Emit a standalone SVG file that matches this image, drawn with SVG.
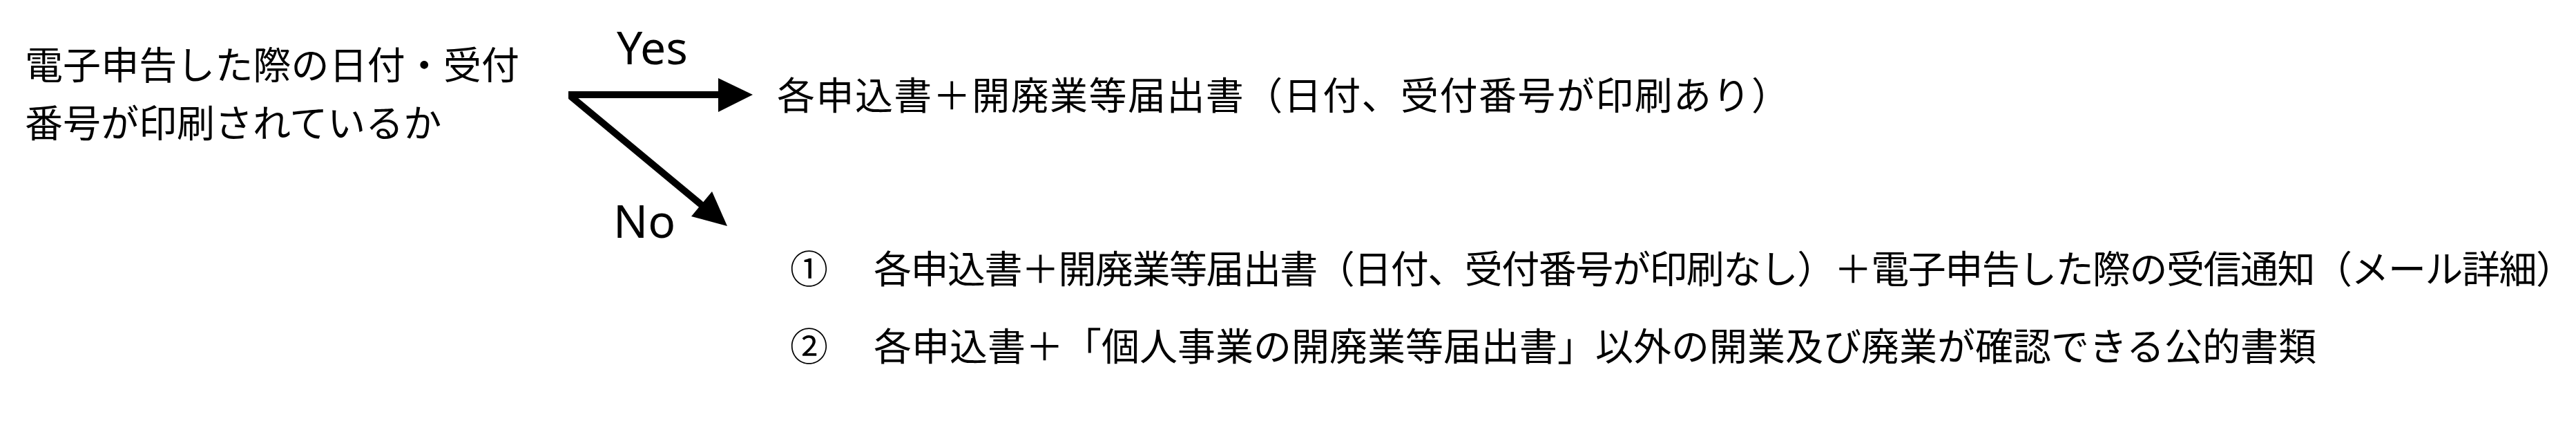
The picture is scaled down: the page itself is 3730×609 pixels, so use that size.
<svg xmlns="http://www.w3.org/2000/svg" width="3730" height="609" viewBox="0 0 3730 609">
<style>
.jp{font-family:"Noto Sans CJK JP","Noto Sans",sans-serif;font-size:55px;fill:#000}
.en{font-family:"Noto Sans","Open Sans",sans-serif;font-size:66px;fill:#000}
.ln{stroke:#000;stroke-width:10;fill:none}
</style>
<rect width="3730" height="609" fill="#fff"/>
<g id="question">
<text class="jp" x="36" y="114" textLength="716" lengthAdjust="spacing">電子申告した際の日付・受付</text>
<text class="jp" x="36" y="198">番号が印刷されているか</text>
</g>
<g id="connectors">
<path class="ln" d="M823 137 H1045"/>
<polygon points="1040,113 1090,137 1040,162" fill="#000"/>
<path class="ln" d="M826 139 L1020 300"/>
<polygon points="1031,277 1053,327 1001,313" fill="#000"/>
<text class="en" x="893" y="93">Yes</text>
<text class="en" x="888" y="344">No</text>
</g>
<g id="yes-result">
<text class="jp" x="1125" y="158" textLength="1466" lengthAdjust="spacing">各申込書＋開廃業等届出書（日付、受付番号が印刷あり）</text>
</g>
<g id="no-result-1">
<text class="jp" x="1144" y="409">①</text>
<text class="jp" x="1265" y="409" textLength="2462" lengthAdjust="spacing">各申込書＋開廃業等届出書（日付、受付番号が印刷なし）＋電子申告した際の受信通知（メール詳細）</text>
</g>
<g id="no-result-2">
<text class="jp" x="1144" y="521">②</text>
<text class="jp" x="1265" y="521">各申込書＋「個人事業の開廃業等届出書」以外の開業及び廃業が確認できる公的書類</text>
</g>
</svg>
★ ★ ★
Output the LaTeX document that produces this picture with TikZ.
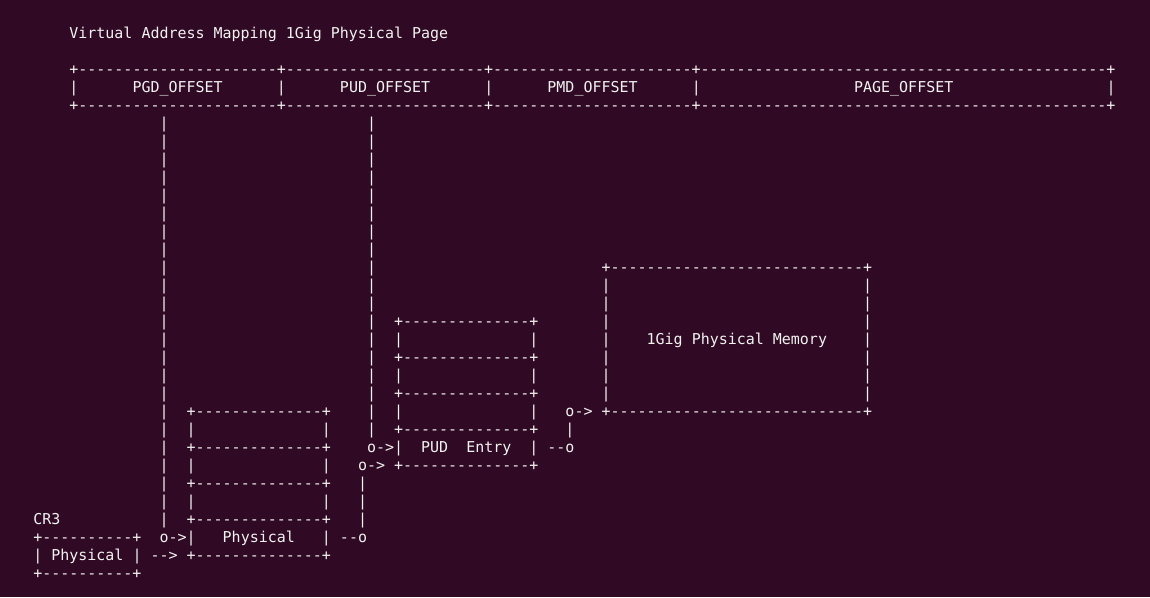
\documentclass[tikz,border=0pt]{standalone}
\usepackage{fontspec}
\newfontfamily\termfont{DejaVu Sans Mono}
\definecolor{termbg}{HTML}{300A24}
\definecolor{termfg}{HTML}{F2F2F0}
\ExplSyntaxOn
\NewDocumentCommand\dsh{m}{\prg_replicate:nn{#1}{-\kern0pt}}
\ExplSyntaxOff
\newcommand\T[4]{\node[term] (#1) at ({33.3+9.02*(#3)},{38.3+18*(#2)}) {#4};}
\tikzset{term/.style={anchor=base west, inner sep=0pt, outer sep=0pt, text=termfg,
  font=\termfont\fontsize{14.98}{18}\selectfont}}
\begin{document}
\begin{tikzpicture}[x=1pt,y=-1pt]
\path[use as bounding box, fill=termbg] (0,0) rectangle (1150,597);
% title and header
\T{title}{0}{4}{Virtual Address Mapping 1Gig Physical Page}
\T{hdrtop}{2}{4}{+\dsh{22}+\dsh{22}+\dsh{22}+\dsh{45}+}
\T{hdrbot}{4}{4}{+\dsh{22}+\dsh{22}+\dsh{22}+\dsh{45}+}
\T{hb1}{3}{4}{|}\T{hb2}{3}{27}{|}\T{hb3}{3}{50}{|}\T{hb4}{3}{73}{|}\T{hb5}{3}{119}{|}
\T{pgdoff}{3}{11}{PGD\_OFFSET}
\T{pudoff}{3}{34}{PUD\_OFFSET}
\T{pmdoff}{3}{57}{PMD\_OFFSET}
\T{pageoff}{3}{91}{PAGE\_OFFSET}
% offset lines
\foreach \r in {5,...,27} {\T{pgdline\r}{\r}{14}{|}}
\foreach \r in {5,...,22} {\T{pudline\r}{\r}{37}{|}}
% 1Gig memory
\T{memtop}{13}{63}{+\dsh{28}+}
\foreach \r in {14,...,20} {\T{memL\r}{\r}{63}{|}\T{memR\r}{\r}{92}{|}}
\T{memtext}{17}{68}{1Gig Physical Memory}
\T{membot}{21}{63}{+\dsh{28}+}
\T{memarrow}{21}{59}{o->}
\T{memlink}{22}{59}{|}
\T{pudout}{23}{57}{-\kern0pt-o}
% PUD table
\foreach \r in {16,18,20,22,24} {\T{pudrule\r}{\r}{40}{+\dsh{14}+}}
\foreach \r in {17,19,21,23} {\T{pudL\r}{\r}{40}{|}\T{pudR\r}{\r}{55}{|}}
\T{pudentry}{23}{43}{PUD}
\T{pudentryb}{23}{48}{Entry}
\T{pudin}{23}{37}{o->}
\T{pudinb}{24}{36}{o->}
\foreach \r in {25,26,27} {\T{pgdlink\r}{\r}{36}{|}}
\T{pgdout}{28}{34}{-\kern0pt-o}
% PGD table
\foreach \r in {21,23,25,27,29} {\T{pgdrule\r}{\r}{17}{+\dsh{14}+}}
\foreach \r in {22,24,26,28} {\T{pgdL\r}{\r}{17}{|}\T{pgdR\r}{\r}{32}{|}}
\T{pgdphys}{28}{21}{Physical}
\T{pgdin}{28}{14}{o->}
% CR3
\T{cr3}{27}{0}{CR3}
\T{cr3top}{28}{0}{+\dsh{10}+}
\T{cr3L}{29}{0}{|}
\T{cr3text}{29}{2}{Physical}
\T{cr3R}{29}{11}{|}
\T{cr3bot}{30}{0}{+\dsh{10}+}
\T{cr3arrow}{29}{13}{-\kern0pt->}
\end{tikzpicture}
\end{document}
★ ★ ★
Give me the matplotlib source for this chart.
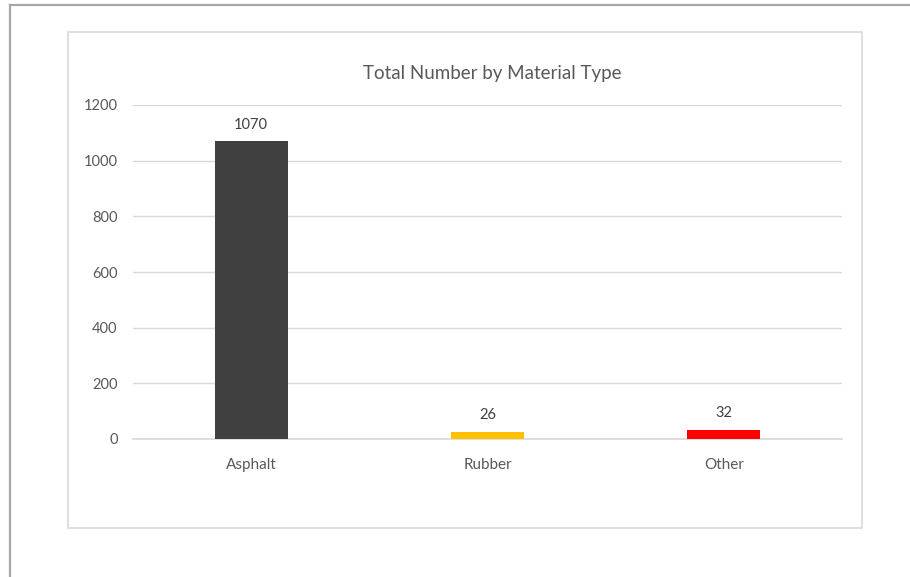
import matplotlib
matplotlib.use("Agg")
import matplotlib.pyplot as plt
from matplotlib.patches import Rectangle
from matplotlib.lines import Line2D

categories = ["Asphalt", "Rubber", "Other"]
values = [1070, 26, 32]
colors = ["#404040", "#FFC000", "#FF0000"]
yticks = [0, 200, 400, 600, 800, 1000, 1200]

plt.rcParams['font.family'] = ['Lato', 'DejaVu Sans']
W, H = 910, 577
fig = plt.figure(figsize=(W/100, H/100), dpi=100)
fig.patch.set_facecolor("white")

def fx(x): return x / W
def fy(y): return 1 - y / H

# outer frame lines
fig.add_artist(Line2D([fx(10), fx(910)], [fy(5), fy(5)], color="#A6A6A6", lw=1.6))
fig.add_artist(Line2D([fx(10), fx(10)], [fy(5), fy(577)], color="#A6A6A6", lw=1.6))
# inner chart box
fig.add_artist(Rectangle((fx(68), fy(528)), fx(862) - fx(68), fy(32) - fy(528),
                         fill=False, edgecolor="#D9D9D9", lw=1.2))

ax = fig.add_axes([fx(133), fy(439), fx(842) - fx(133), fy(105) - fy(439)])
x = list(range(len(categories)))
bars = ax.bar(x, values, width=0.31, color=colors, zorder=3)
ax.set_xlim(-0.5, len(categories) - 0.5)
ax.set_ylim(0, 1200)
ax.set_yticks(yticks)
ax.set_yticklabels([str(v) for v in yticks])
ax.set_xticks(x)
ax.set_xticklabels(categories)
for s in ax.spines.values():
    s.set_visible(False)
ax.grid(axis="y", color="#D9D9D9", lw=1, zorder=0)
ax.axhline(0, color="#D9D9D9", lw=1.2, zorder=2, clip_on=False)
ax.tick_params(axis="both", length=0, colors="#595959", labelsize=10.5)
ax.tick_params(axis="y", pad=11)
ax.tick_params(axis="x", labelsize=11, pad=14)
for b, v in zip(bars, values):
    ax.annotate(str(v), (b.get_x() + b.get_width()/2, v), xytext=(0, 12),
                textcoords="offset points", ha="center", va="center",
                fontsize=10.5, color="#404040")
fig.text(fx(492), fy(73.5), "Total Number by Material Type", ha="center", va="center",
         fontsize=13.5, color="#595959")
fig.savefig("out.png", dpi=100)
★ ★ ★
Collect each line of the entries that has the word "standalone", copying it in full.

Emit a standalone SVG file that matches this image, drawn with SVG.
\documentclass[tikz,border=0pt]{standalone}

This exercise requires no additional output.